Suzanne Helen Petersen
Prerequisite: either SPAN 303, SPAN 316, or SPAN 330; SPAN 321; SPAN 322; either SPAN 304, SPAN 305, SPAN 306, SPAN 307, SPAN 308, SPAN 319, SPAN 339, SPAN 340, SPAN 350, SPAN 351, SPAN 352, SPAN 394, or SPAN 395.
Fall Quarter, 2013, Spanish 420 will focus on the Pan-Hispanic Romancero--one of the worlds' great oral ballad traditions--originating in the Middle Ages, first documented extensively in the 15th-17th centuries and still alive today, although no longer thriving, in virtually all countries where Spanish, Portuguese, Catalan, Galician, or Judeo-Spanish are spoken. A primary goal of the course is to gain understanding of how orally transmitted poetry differs from learned (written) poetry and how it has adapted over time and space, thereby retaining its relevancy among traditional societies (for whom ballads provide a means of addressing conflictive human situations).
Student learning goals
General method of instruction
Close readings & discussion of ballads representative of the various sub-traditions and types documented on several continents over the past six centuries. Synchronic and diachronic comparisons of ancient and modern versions of individual ballads and of versions of the same ballad recreated in several different linguistic domains and countries.

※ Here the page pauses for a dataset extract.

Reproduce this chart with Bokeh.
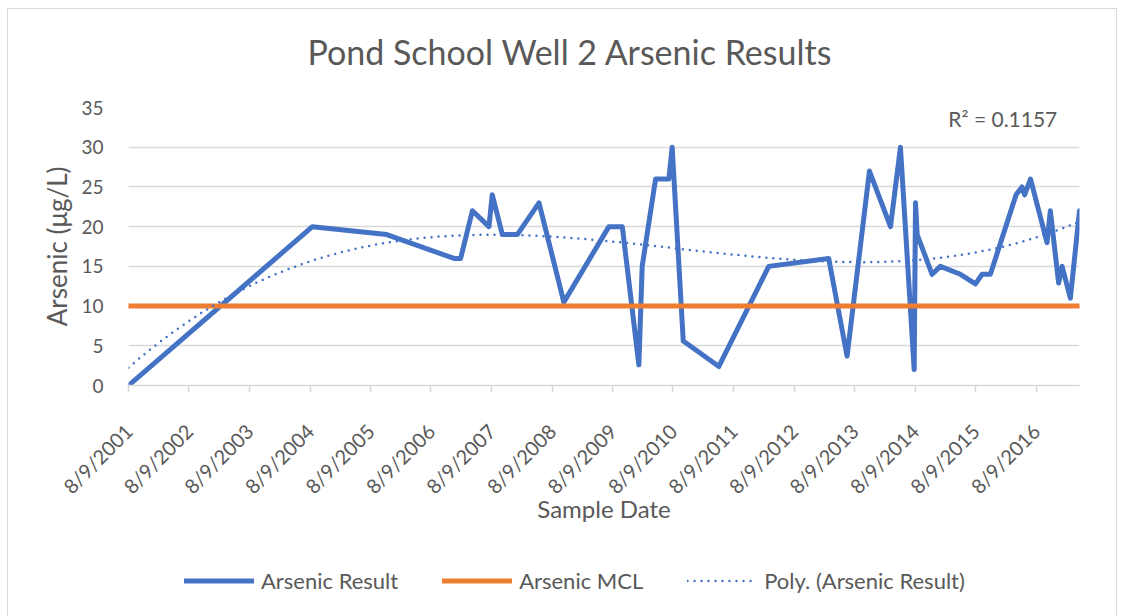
import numpy as np
import pandas as pd
from bokeh.plotting import figure
from bokeh.models import Range1d, FixedTicker, Legend, LegendItem, Label, Title
from bokeh.embed import file_html
from bokeh.resources import INLINE

# ---------------- data ----------------
sample_dates = ["2001-08-09", "2004-08-23", "2005-11-15", "2006-12-26", "2007-02-04",
                "2007-04-16", "2007-07-25", "2007-08-14", "2007-10-14", "2008-01-12",
                "2008-05-22", "2008-10-19", "2009-07-18", "2009-10-07", "2010-01-15",
                "2010-02-04", "2010-04-26", "2010-07-15", "2010-08-04", "2010-10-10",
                "2011-05-13", "2012-03-09", "2013-03-06", "2013-06-25", "2013-11-07",
                "2014-03-14", "2014-05-13", "2014-08-04", "2014-08-12", "2014-08-22",
                "2014-11-20", "2015-01-09", "2015-05-10", "2015-08-09", "2015-09-18",
                "2015-11-07", "2016-04-10", "2016-05-16", "2016-06-01", "2016-07-06",
                "2016-10-14", "2016-11-03", "2016-12-23", "2017-01-13", "2017-03-04",
                "2017-04-28"]
arsenic_result = [0, 20, 19, 16, 16, 22, 20, 24, 19, 19,
                  23, 10.5, 20, 20, 2.6, 15, 26, 26, 30, 5.6,
                  2.4, 15, 16, 3.7, 27, 20, 30, 2, 23, 19,
                  14, 15, 14, 12.8, 14, 14, 24, 25, 24, 26,
                  18, 22, 12.9, 15, 11, 22]
arsenic_mcl = 10
tick_labels = ["8/9/2001", "8/9/2002", "8/9/2003", "8/9/2004", "8/9/2005", "8/9/2006",
               "8/9/2007", "8/9/2008", "8/9/2009", "8/9/2010", "8/9/2011", "8/9/2012",
               "8/9/2013", "8/9/2014", "8/9/2015", "8/9/2016"]
y_ticks = [0, 5, 10, 15, 20, 25, 30, 35]
poly_order = 3
r2_text = "R² = 0.1157"
legend_labels = ["Arsenic Result", "Arsenic MCL", "Poly. (Arsenic Result)"]

# ---------------- derived ----------------
dates = pd.to_datetime(sample_dates)
days = np.asarray((dates - dates[0]).days, dtype=float)
coef = np.polyfit(days, arsenic_result, poly_order)
trend_days = np.linspace(0, days[-1], 400)
trend_vals = np.polyval(coef, trend_days)
trend_dates = dates[0] + pd.to_timedelta(trend_days, unit="D")
mcl_vals = [arsenic_mcl for _ in sample_dates]

tick_dt = pd.to_datetime(tick_labels, format="%m/%d/%Y")
tick_ms = [float(t.value // 10**6) for t in tick_dt]
overrides = {ms: lab for ms, lab in zip(tick_ms, tick_labels)}

FONT = "Lato"
TXT = "#595959"
GRID = "#d9d9d9"
BLUE = "#4472C4"
ORANGE = "#ED7D31"

RES_STYLE = dict(line_color=BLUE, line_width=5, line_cap="round")
MCL_STYLE = dict(line_color=ORANGE, line_width=5, line_cap="round")
POLY_STYLE = dict(line_color=BLUE, line_width=2.5, line_dash="0 7", line_cap="round")

p = figure(frame_width=951, frame_height=278, x_axis_type="datetime",
           output_backend="svg", toolbar_location=None, title_location=None,
           x_range=Range1d(dates[0], dates[-1]), y_range=Range1d(0, 35),
           min_border_left=120, min_border_right=37, min_border_top=98,
           min_border_bottom=240)
p.styles = {"border": "1px solid #d9d9d9", "margin-left": "7px", "margin-top": "8px"}
p.outline_line_color = None
p.background_fill_color = "white"
p.border_fill_color = "white"

# spacer between frame and title, then the title itself
p.add_layout(Title(text=" ", text_font_size="12px", standoff=1), "above")
p.add_layout(Title(text="Pond School Well 2 Arsenic Results", align="left", offset=179,
                   standoff=38, text_font=FONT, text_font_size="34px",
                   text_font_style="normal", text_color=TXT), "above")

# grid
p.xgrid.grid_line_color = None
p.ygrid.grid_line_color = GRID
p.ygrid.grid_line_width = 1.5

# y axis
p.yaxis.ticker = FixedTicker(ticks=y_ticks)
p.yaxis.axis_line_color = None
p.yaxis.major_tick_line_color = None
p.yaxis.minor_tick_line_color = None
p.yaxis.major_label_text_font = FONT
p.yaxis.major_label_text_font_size = "19px"
p.yaxis.major_label_text_color = TXT
p.yaxis.major_label_standoff = 19
p.yaxis.axis_label = "Arsenic (μg/L)"
p.yaxis.axis_label_text_font = FONT
p.yaxis.axis_label_text_font_size = "26px"
p.yaxis.axis_label_text_font_style = "normal"
p.yaxis.axis_label_text_color = TXT
p.yaxis.axis_label_standoff = 5

# x axis
p.xaxis.ticker = FixedTicker(ticks=tick_ms)
p.xaxis.major_label_overrides = overrides
p.xaxis.major_label_orientation = np.pi / 4
p.xaxis.axis_line_color = GRID
p.xaxis.axis_line_width = 1.5
p.xaxis.major_tick_line_color = GRID
p.xaxis.major_tick_line_width = 1.5
p.xaxis.major_tick_in = 0
p.xaxis.major_tick_out = 7
p.xaxis.minor_tick_line_color = None
p.xaxis.major_label_text_font = FONT
p.xaxis.major_label_text_font_size = "20px"
p.xaxis.major_label_text_color = TXT
p.xaxis.major_label_standoff = 35
p.xaxis.axis_label = "Sample Date"
p.xaxis.axis_label_text_font = FONT
p.xaxis.axis_label_text_font_size = "24px"
p.xaxis.axis_label_text_font_style = "normal"
p.xaxis.axis_label_text_color = TXT
p.xaxis.axis_label_standoff = -15

# series
p.line(dates, arsenic_result, line_join="round", **RES_STYLE)
p.line(dates, mcl_vals, **MCL_STYLE)
p.line(trend_dates, trend_vals, **POLY_STYLE)

p.add_layout(Label(x=pd.Timestamp("2016-12-15"), y=33.6, text=r2_text,
                   text_align="right", text_baseline="middle",
                   text_font=FONT, text_font_size="21px", text_color=TXT))

# ---------------- legend strip (placed under the axis title) ----------------
# the strip's ranges lie far away from the data, so its lines only feed the legend keys
lg = figure(width=820, height=40, output_backend="svg", toolbar_location=None,
            title_location=None, x_axis_location=None, y_axis_location=None,
            min_border=0, x_range=Range1d(-2, -1), y_range=Range1d(-2, -1))
lg.styles = {"position": "absolute", "left": "184px", "top": "560px"}
lg.outline_line_color = None
lg.background_fill_alpha = 0
lg.border_fill_alpha = 0
lg.xgrid.visible = False
lg.ygrid.visible = False
k_res = lg.line(days, arsenic_result, **RES_STYLE)
k_mcl = lg.line(days, mcl_vals, **MCL_STYLE)
k_poly = lg.line(trend_days, trend_vals, **POLY_STYLE)

legend = Legend(items=[LegendItem(label=legend_labels[0], renderers=[k_res]),
                       LegendItem(label=legend_labels[1], renderers=[k_mcl]),
                       LegendItem(label=legend_labels[2], renderers=[k_poly])],
                orientation="horizontal", location="center_left",
                glyph_width=70, glyph_height=20, label_standoff=7, spacing=44,
                padding=0, margin=0,
                label_text_font=FONT, label_text_font_size="22px",
                label_text_color=TXT, border_line_color=None,
                background_fill_alpha=0)
lg.add_layout(legend)

open("out.html", "w").write(file_html([p, lg], INLINE))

As for all 400-level courses numbered 410 and higher, undergraduate majors are required to have completed all but one 300-level course before undertaking 410-499. Only in this way can 400-level courses be conducted in a manner suitable for graduate students and advanced undergraduates. No other preparation is required nor expected.
Class assignments and grading
Preparation of texts for class discussion; occasional short written commentaries; classroom presentations and a written (end of course) 12-15 paper on a mutually agreed upon topic.
All of the above including contribution to classroom discussion.